DIRECTIONS ->
Output a verbatim copy of the data, cut off after the line that contains "width=253*\px,minimum height=44*\px] (flow)".

Entries with chart source code:
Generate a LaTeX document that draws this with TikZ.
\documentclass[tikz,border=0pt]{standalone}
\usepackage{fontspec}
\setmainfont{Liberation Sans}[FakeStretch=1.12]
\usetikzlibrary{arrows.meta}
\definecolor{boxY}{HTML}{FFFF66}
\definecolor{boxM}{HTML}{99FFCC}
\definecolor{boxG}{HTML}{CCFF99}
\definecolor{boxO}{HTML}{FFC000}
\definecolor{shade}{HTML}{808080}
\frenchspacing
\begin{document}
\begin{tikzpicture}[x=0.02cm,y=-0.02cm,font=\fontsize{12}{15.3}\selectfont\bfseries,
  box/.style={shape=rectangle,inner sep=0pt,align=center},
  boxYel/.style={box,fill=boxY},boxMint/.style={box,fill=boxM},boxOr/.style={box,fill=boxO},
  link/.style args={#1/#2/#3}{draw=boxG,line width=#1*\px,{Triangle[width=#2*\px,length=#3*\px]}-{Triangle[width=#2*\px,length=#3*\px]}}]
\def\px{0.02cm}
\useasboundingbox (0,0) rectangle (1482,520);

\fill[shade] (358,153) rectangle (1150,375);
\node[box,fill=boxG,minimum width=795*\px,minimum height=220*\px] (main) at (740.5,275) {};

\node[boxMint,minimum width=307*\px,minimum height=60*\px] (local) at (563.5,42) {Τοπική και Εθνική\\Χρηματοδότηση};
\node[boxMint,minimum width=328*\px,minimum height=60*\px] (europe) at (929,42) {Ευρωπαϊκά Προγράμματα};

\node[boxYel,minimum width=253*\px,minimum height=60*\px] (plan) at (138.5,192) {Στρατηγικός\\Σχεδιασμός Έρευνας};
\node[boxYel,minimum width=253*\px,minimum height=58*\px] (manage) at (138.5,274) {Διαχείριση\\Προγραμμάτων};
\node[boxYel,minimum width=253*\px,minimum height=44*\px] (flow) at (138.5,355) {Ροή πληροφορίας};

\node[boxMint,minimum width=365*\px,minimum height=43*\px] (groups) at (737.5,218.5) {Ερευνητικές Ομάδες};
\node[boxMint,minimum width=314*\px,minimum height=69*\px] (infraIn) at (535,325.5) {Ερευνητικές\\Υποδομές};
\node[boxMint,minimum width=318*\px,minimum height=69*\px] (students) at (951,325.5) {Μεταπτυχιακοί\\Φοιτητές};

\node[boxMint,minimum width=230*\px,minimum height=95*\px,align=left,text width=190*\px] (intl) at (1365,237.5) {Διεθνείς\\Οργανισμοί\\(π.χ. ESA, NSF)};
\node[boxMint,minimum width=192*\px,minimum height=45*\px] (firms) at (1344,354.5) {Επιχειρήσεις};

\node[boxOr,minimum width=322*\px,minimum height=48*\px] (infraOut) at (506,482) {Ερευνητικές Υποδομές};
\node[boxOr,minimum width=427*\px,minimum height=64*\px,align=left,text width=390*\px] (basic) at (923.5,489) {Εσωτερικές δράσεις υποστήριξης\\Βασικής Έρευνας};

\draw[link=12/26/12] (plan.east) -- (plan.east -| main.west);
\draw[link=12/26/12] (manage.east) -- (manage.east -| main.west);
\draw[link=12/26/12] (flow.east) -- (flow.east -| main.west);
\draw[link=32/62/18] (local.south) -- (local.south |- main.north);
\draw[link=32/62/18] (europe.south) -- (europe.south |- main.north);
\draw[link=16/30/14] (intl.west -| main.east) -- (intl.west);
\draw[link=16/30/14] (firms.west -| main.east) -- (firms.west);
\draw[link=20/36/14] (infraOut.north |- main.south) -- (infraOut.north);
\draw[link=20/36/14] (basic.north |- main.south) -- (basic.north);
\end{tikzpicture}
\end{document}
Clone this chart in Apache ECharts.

EXERCISE OUTPUT ->
Generate a LaTeX document that draws this with TikZ.
\documentclass[tikz,border=0pt]{standalone}
\usepackage{fontspec}
\setmainfont{Liberation Sans}[FakeStretch=1.12]
\usetikzlibrary{arrows.meta}
\definecolor{boxY}{HTML}{FFFF66}
\definecolor{boxM}{HTML}{99FFCC}
\definecolor{boxG}{HTML}{CCFF99}
\definecolor{boxO}{HTML}{FFC000}
\definecolor{shade}{HTML}{808080}
\frenchspacing
\begin{document}
\begin{tikzpicture}[x=0.02cm,y=-0.02cm,font=\fontsize{12}{15.3}\selectfont\bfseries,
  box/.style={shape=rectangle,inner sep=0pt,align=center},
  boxYel/.style={box,fill=boxY},boxMint/.style={box,fill=boxM},boxOr/.style={box,fill=boxO},
  link/.style args={#1/#2/#3}{draw=boxG,line width=#1*\px,{Triangle[width=#2*\px,length=#3*\px]}-{Triangle[width=#2*\px,length=#3*\px]}}]
\def\px{0.02cm}
\useasboundingbox (0,0) rectangle (1482,520);

\fill[shade] (358,153) rectangle (1150,375);
\node[box,fill=boxG,minimum width=795*\px,minimum height=220*\px] (main) at (740.5,275) {};

\node[boxMint,minimum width=307*\px,minimum height=60*\px] (local) at (563.5,42) {Τοπική και Εθνική\\Χρηματοδότηση};
\node[boxMint,minimum width=328*\px,minimum height=60*\px] (europe) at (929,42) {Ευρωπαϊκά Προγράμματα};

\node[boxYel,minimum width=253*\px,minimum height=60*\px] (plan) at (138.5,192) {Στρατηγικός\\Σχεδιασμός Έρευνας};
\node[boxYel,minimum width=253*\px,minimum height=58*\px] (manage) at (138.5,274) {Διαχείριση\\Προγραμμάτων};
\node[boxYel,minimum width=253*\px,minimum height=44*\px] (flow) at (138.5,355) {Ροή πληροφορίας};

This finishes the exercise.